Mutual Fund is a type of investment fund. An Investment Fund is a collection of investments such as stocks etc. Mutual Funds can be an economical and convenient way to invest in the stock market. Pooling your money with other investors enables you to purchase shares of stock from companies you might not be able to purchase on your own, offering diversification and professional management of your money. Unlike most other types of investment funds, mutual funds are "open-ended" which means as more people invest, the fund issues new units or shares.There are different mutual funds for different investment objectives, so how do you know which mutual funds are right for you?
1.Identify your Investment Objectives. What do you want to do with your money? Are you planning for retirement, or maybe college education for your children? Do you want tax free income? Recognizing what your investment objectives are is the first step in understanding what type of mutual fund is appropriate for you.
2.Identify your Investment Time Horizon. How long can you invest your money in a mutual fund before you will need it? If you are many years from retirement, you may want to take advantage of the long time horizon and consider a mutual fund that invests its assets in an aggressive mix of stocks that have capital appreciation as a goal. If, on the other hand, you are close to retirement, a shorter time horizon may dictate a mutual fund that is geared toward a mix of conservative stocks and bonds that will provide an income stream to supplement your retirement income.
3.Identify your Risk Tolerance. Are you a conservative investor who gets nervous about the up and down swings of the stock market? If so, then maybe a mutual fund that invests in high quality bonds that won't fluctuate in relation to the stock market might be a good fit for you. Or maybe you have a higher risk tolerance, in which case a mutual fund that invests in a portfolio of technology stocks may suit you. Identifying how much risk you are willing to accept is an important consideration when deciding on your investment objectives.

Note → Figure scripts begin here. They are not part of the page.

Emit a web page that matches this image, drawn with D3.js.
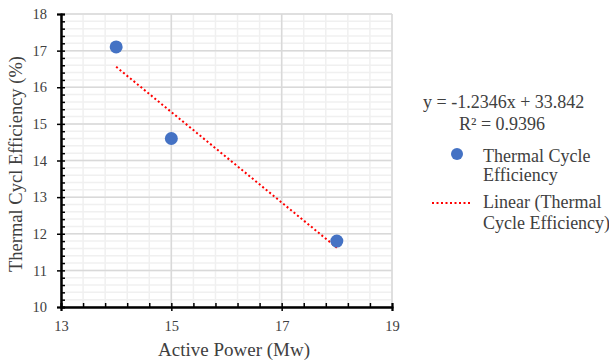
<!DOCTYPE html>
<html>
<head>
<meta charset="utf-8">
<script src="https://cdn.jsdelivr.net/npm/d3@7"></script>
<style>
  body { margin: 0; background: #fff; }
  svg { display: block; font-family: 'Liberation Serif', 'Times New Roman', serif; }
</style>
</head>
<body>
<div id="chart"></div>
<script>
// Thermal cycle efficiency vs active power, with linear trend

const activePower = [14, 15, 18]
const efficiency = [17.1, 14.6, 11.8]
const xTicks = [13, 15, 17, 19]
const yTicks = [10, 11, 12, 13, 14, 15, 16, 17, 18]
const seriesName = 'Thermal Cycle Efficiency'

const width = 609
const height = 361
const plot = { left: 61, right: 392, top: 14, bottom: 307 }

const svg = d3.select('#chart').append('svg')
  .attr('width', width)
  .attr('height', height)

const x = d3.scaleLinear().domain([13, 19]).range([plot.left, plot.right])
const y = d3.scaleLinear().domain([10, 18]).range([plot.bottom, plot.top])

// least squares fit for the trendline
const mx = d3.mean(activePower)
const my = d3.mean(efficiency)
const sxy = d3.sum(activePower, (v, i) => (v - mx) * (efficiency[i] - my))
const sxx = d3.sum(activePower, v => (v - mx) ** 2)
const syy = d3.sum(efficiency, v => (v - my) ** 2)
const slope = sxy / sxx
const intercept = my - slope * mx
const r2 = (sxy * sxy) / (sxx * syy)

// minor grid
const xMinor = d3.range(13, 19.001, 0.4)
const yMinor = d3.range(10, 18.001, 0.2)

const grid = svg.append('g')
grid.selectAll('.vminor').data(xMinor).enter().append('line')
  .attr('x1', d => x(d)).attr('x2', d => x(d))
  .attr('y1', plot.top).attr('y2', plot.bottom)
  .attr('stroke', '#f0f0f0').attr('stroke-width', 1.5)
grid.selectAll('.hminor').data(yMinor).enter().append('line')
  .attr('x1', plot.left).attr('x2', plot.right)
  .attr('y1', d => y(d)).attr('y2', d => y(d))
  .attr('stroke', '#f0f0f0').attr('stroke-width', 1.5)

// major grid
grid.selectAll('.vmajor').data(xTicks).enter().append('line')
  .attr('x1', d => x(d)).attr('x2', d => x(d))
  .attr('y1', plot.top).attr('y2', plot.bottom)
  .attr('stroke', '#d9d9d9').attr('stroke-width', 1.5)
grid.selectAll('.hmajor').data(yTicks).enter().append('line')
  .attr('x1', plot.left).attr('x2', plot.right)
  .attr('y1', d => y(d)).attr('y2', d => y(d))
  .attr('stroke', '#d9d9d9').attr('stroke-width', 1.5)

// axes
const xAxis = svg.append('g')
  .attr('transform', `translate(0,${plot.bottom})`)
  .call(d3.axisBottom(x).tickValues(xTicks).tickSize(4).tickPadding(10).tickFormat(d3.format('d')))
xAxis.append('g')
  .call(d3.axisBottom(x).tickValues(xMinor).tickSize(-4).tickFormat(''))
xAxis.selectAll('path').attr('stroke', '#000').attr('stroke-width', 2)
xAxis.selectAll('line').attr('stroke', '#000').attr('stroke-width', 1.5)
xAxis.selectAll('text')
  .attr('font-size', '14.5px')
  .attr('font-family', 'Liberation Serif, serif')
  .attr('fill', '#404040')

const yAxis = svg.append('g')
  .attr('transform', `translate(${plot.left},0)`)
  .call(d3.axisLeft(y).tickValues(yTicks).tickSize(4).tickPadding(10).tickFormat(d3.format('d')))
yAxis.append('g')
  .call(d3.axisLeft(y).tickValues(yMinor).tickSize(-4).tickFormat(''))
yAxis.selectAll('path').attr('stroke', '#000').attr('stroke-width', 2)
yAxis.selectAll('line').attr('stroke', '#000').attr('stroke-width', 1.5)
yAxis.selectAll('text')
  .attr('font-size', '14.5px')
  .attr('font-family', 'Liberation Serif, serif')
  .attr('fill', '#404040')

// axis titles
svg.append('text')
  .attr('x', 234)
  .attr('y', 356)
  .attr('text-anchor', 'middle')
  .attr('font-size', '19px')
  .attr('fill', '#404040')
  .text('Active Power (Mw)')

svg.append('text')
  .attr('transform', 'translate(22,164) rotate(-90)')
  .attr('text-anchor', 'middle')
  .attr('font-size', '18.5px')
  .attr('fill', '#404040')
  .text('Thermal Cycl Efficiency (%)')

// trendline
const xMin = d3.min(activePower)
const xMax = d3.max(activePower)
svg.append('line')
  .attr('x1', x(xMin)).attr('y1', y(slope * xMin + intercept))
  .attr('x2', x(xMax)).attr('y2', y(slope * xMax + intercept))
  .attr('stroke', '#ff0000')
  .attr('stroke-width', 2)
  .attr('stroke-dasharray', '2,2.5')

// points
svg.selectAll('.pt')
  .data(activePower.map((v, i) => [v, efficiency[i]]))
  .enter().append('circle')
  .attr('cx', d => x(d[0]))
  .attr('cy', d => y(d[1]))
  .attr('r', 6.5)
  .attr('fill', '#4472c4')

// legend with equation
const legend = svg.append('g').attr('font-size', '18px').attr('fill', '#404040')
legend.append('text').attr('x', 423).attr('y', 108)
  .text(`y = ${slope.toFixed(4)}x + ${intercept.toFixed(3)}`)
legend.append('text').attr('x', 459).attr('y', 130)
  .text(`R² = ${r2.toFixed(4)}`)

legend.append('circle').attr('cx', 457).attr('cy', 154).attr('r', 6).attr('fill', '#4472c4')
legend.append('text').attr('x', 483).attr('y', 162).text('Thermal Cycle')
legend.append('text').attr('x', 483).attr('y', 181).text('Efficiency')

legend.append('line')
  .attr('x1', 432).attr('x2', 472).attr('y1', 203).attr('y2', 203)
  .attr('stroke', '#ff0000').attr('stroke-width', 2).attr('stroke-dasharray', '2,2.5')
legend.append('text').attr('x', 483).attr('y', 208).text('Linear (Thermal')
legend.append('text').attr('x', 483).attr('y', 229).text('Cycle Efficiency)')
</script>
</body>
</html>
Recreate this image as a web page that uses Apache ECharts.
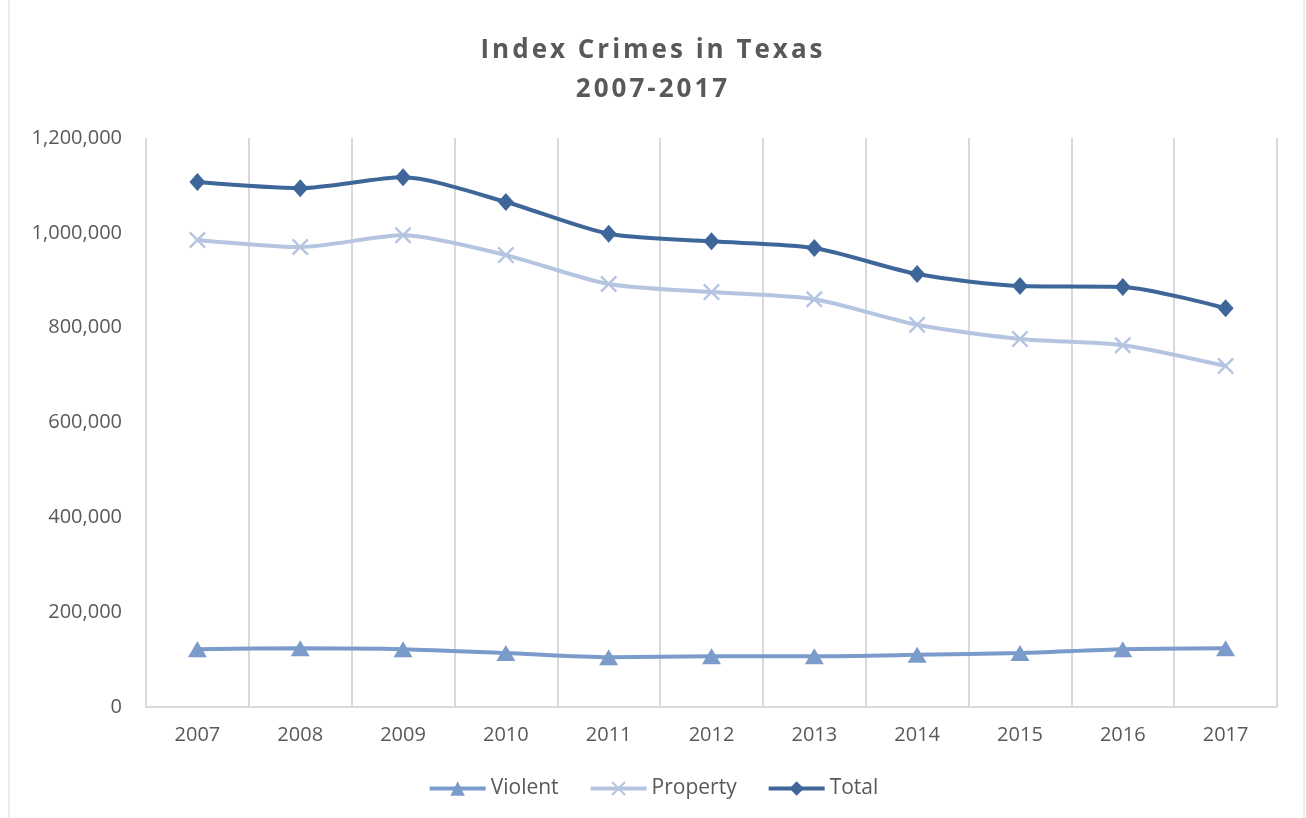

4.Understand the Objectives associated with the Mutual Fund. What are the objectives of the mutual fund? Some mutual funds concentrate on growth and pay little in the way of dividends (interest on your money). Other mutual funds forego growth to concentrate on maximizing dividends. Still others will generate tax free income.
5.Understand the fees associated with managing the mutual fund to determine if they are reasonable in relation to similar types of funds. Mutual fund fees that are higher than the industry average can have an impact on your rate of return.
6.Understand how the Mutual Fund is Managed. Some mutual funds are managed by only one fund manager and others by multiple fund managers. In either case, some questions you may want to know about the fund managers are: How well have they earned money for their shareholders? A mutual funds performance is a reflection of how well the fund manager's investment decisions have made money for the shareholders of the fund. How long have they been managing the assets of the mutual fund? A fund manager that has been managing the fund for a short period of time won't have a track record of performance over different market conditions and economic cycles. How often do they buy and sell shares of stocks or bonds for the fund? Frequently buying and selling shares of the underlying stocks and bonds can generate increased transaction costs and contribute to higher mutual fund fees.
7.Read and Understand the Prospectus and Annual Report before investing in a Mutual Fund. The prospectus is a detailed booklet which describes the mutual funds investment objectives and lists the management fees and costs associated with investing in the fund. Details such as investment results, average annual rate of return, total fund operating expenses, minimum initial investment required to purchase the fund and minimum subsequent investments are some of the topics covered in the prospectus. The annual report contains a letter to the shareholders from the chairman and president of the fund and explains how the fund performed during the prior year and how they expect the fund to perform in the upcoming year. It also profiles the fund manager's investment philosophy and offers their perspective on the fund. Each stock or bond is listed as a percentage of the fund's total investment and is found in the annual report.
Following these steps can help you make a better informed decision in your understanding of mutual funds while helping you achieve your financial goals.